"""

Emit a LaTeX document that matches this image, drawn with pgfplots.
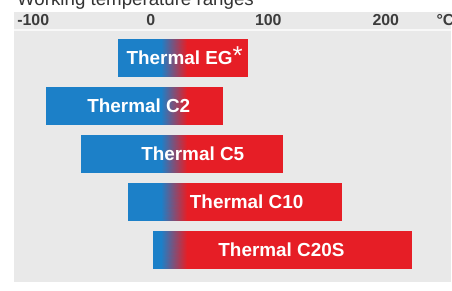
\documentclass[border=0pt]{standalone}
\usepackage{pgfplots}
\pgfplotsset{compat=1.18}
\usepackage{fontspec}
\setmainfont{Liberation Sans}
\definecolor{tblue}{RGB}{28,128,200}
\definecolor{tred}{RGB}{230,30,38}
\definecolor{panel}{RGB}{233,233,233}
\definecolor{ticktext}{RGB}{60,60,60}
% each bar: blue part (meta 0), gradient 9..31 (meta 0 -> 1), red part (meta 1)
\pgfplotstableread{
x y c
-28 0.615 0
9 0.615 0
9 1.385 0
-28 1.385 0
9 0.615 0
31 0.615 1
31 1.385 1
9 1.385 0
31 0.615 1
82 0.615 1
82 1.385 1
31 1.385 1
-89 1.615 0
9 1.615 0
9 2.385 0
-89 2.385 0
9 1.615 0
31 1.615 1
31 2.385 1
9 2.385 0
31 1.615 1
61 1.615 1
61 2.385 1
31 2.385 1
-59 2.615 0
9 2.615 0
9 3.385 0
-59 3.385 0
9 2.615 0
31 2.615 1
31 3.385 1
9 3.385 0
31 2.615 1
112 2.615 1
112 3.385 1
31 3.385 1
-19 3.615 0
9 3.615 0
9 4.385 0
-19 4.385 0
9 3.615 0
31 3.615 1
31 4.385 1
9 4.385 0
31 3.615 1
162 3.615 1
162 4.385 1
31 4.385 1
2 4.615 0
9 4.615 0
9 5.385 0
2 5.385 0
9 4.615 0
31 4.615 1
31 5.385 1
9 5.385 0
31 4.615 1
222 4.615 1
222 5.385 1
31 5.385 1
}\bars
\begin{document}
\begin{tikzpicture}
\fill[white] (0bp,0bp) rectangle (452bp,-291bp);
\node[overlay, anchor=base west, inner sep=0, font=\fontsize{18.8}{20}\selectfont, text=black!80] at (17bp,-6bp) {Working temperature ranges};
\begin{axis}[
 at={(14bp,-12bp)}, anchor=north west, scale only axis, width=438bp, height=270bp,
 xmin=-116.4, xmax=255.7, ymin=0.0417, ymax=5.667, y dir=reverse,
 axis background/.style={fill=panel}, axis line style={draw=none},
 xtick={-100,0,100,200}, ytick=\empty, major tick length=0pt,
 xticklabel pos=upper,
 xticklabel style={anchor=center, yshift=-8bp, font=\fontsize{16}{16}\selectfont\bfseries, text=ticktext},
 /pgf/number format/assume math mode=true,
 colormap={br}{color(0)=(tblue) color(1)=(tred)},
 clip=false,
]
\addplot[white, line width=1.5bp, opacity=0.7] coordinates {(-116.4,0.42) (255.7,0.42)};
\addplot[patch, patch type=rectangle, shader=interp, point meta=explicit] table[x=x, y=y, meta=c] {\bars};
\tikzset{barlabel/.style={anchor=center, text=white, font=\fontsize{19}{19}\selectfont\bfseries}}
\node[barlabel] at (axis cs:24.6,1) {Thermal EG};
\node[barlabel] at (axis cs:-10.2,2) {Thermal C2};
\node[barlabel] at (axis cs:35.7,3) {Thermal C5};
\node[barlabel] at (axis cs:81.6,4) {Thermal C10};
\node[barlabel] at (axis cs:111.2,5) {Thermal C20S};
\node[anchor=center, text=white, font=\fontsize{26}{26}\selectfont] at (axis cs:74,0.95) {*};
\node[overlay, anchor=west, inner sep=0, text=ticktext, font=\fontsize{16}{16}\selectfont\bfseries] at (axis cs:243,0.208) {°C};
\end{axis}
\end{tikzpicture}
\end{document}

"""

- Set task: Pictures are excluded; output everything else in the data verbatim.

- Exercise output:
Emit a LaTeX document that matches this image, drawn with pgfplots.
\documentclass[border=0pt]{standalone}
\usepackage{pgfplots}
\pgfplotsset{compat=1.18}
\usepackage{fontspec}
\setmainfont{Liberation Sans}
\definecolor{tblue}{RGB}{28,128,200}
\definecolor{tred}{RGB}{230,30,38}
\definecolor{panel}{RGB}{233,233,233}
\definecolor{ticktext}{RGB}{60,60,60}
% each bar: blue part (meta 0), gradient 9..31 (meta 0 -> 1), red part (meta 1)
\pgfplotstableread{
x y c
-28 0.615 0
9 0.615 0
9 1.385 0
-28 1.385 0
9 0.615 0
31 0.615 1
31 1.385 1
9 1.385 0
31 0.615 1
82 0.615 1
82 1.385 1
31 1.385 1
-89 1.615 0
9 1.615 0
9 2.385 0
-89 2.385 0
9 1.615 0
31 1.615 1
31 2.385 1
9 2.385 0
31 1.615 1
61 1.615 1
61 2.385 1
31 2.385 1
-59 2.615 0
9 2.615 0
9 3.385 0
-59 3.385 0
9 2.615 0
31 2.615 1
31 3.385 1
9 3.385 0
31 2.615 1
112 2.615 1
112 3.385 1
31 3.385 1
-19 3.615 0
9 3.615 0
9 4.385 0
-19 4.385 0
9 3.615 0
31 3.615 1
31 4.385 1
9 4.385 0
31 3.615 1
162 3.615 1
162 4.385 1
31 4.385 1
2 4.615 0
9 4.615 0
9 5.385 0
2 5.385 0
9 4.615 0
31 4.615 1
31 5.385 1
9 5.385 0
31 4.615 1
222 4.615 1
222 5.385 1
31 5.385 1
}\bars
\begin{document}
\begin{tikzpicture}
\fill[white] (0bp,0bp) rectangle (452bp,-291bp);
\node[overlay, anchor=base west, inner sep=0, font=\fontsize{18.8}{20}\selectfont, text=black!80] at (17bp,-6bp) {Working temperature ranges};
\begin{axis}[
 at={(14bp,-12bp)}, anchor=north west, scale only axis, width=438bp, height=270bp,
 xmin=-116.4, xmax=255.7, ymin=0.0417, ymax=5.667, y dir=reverse,
 axis background/.style={fill=panel}, axis line style={draw=none},
 xtick={-100,0,100,200}, ytick=\empty, major tick length=0pt,
 xticklabel pos=upper,
 xticklabel style={anchor=center, yshift=-8bp, font=\fontsize{16}{16}\selectfont\bfseries, text=ticktext},
 /pgf/number format/assume math mode=true,
 colormap={br}{color(0)=(tblue) color(1)=(tred)},
 clip=false,
]
\addplot[white, line width=1.5bp, opacity=0.7] coordinates {(-116.4,0.42) (255.7,0.42)};
\addplot[patch, patch type=rectangle, shader=interp, point meta=explicit] table[x=x, y=y, meta=c] {\bars};
\tikzset{barlabel/.style={anchor=center, text=white, font=\fontsize{19}{19}\selectfont\bfseries}}
\node[barlabel] at (axis cs:24.6,1) {Thermal EG};
\node[barlabel] at (axis cs:-10.2,2) {Thermal C2};
\node[barlabel] at (axis cs:35.7,3) {Thermal C5};
\node[barlabel] at (axis cs:81.6,4) {Thermal C10};
\node[barlabel] at (axis cs:111.2,5) {Thermal C20S};
\node[anchor=center, text=white, font=\fontsize{26}{26}\selectfont] at (axis cs:74,0.95) {*};
\node[overlay, anchor=west, inner sep=0, text=ticktext, font=\fontsize{16}{16}\selectfont\bfseries] at (axis cs:243,0.208) {°C};
\end{axis}
\end{tikzpicture}
\end{document}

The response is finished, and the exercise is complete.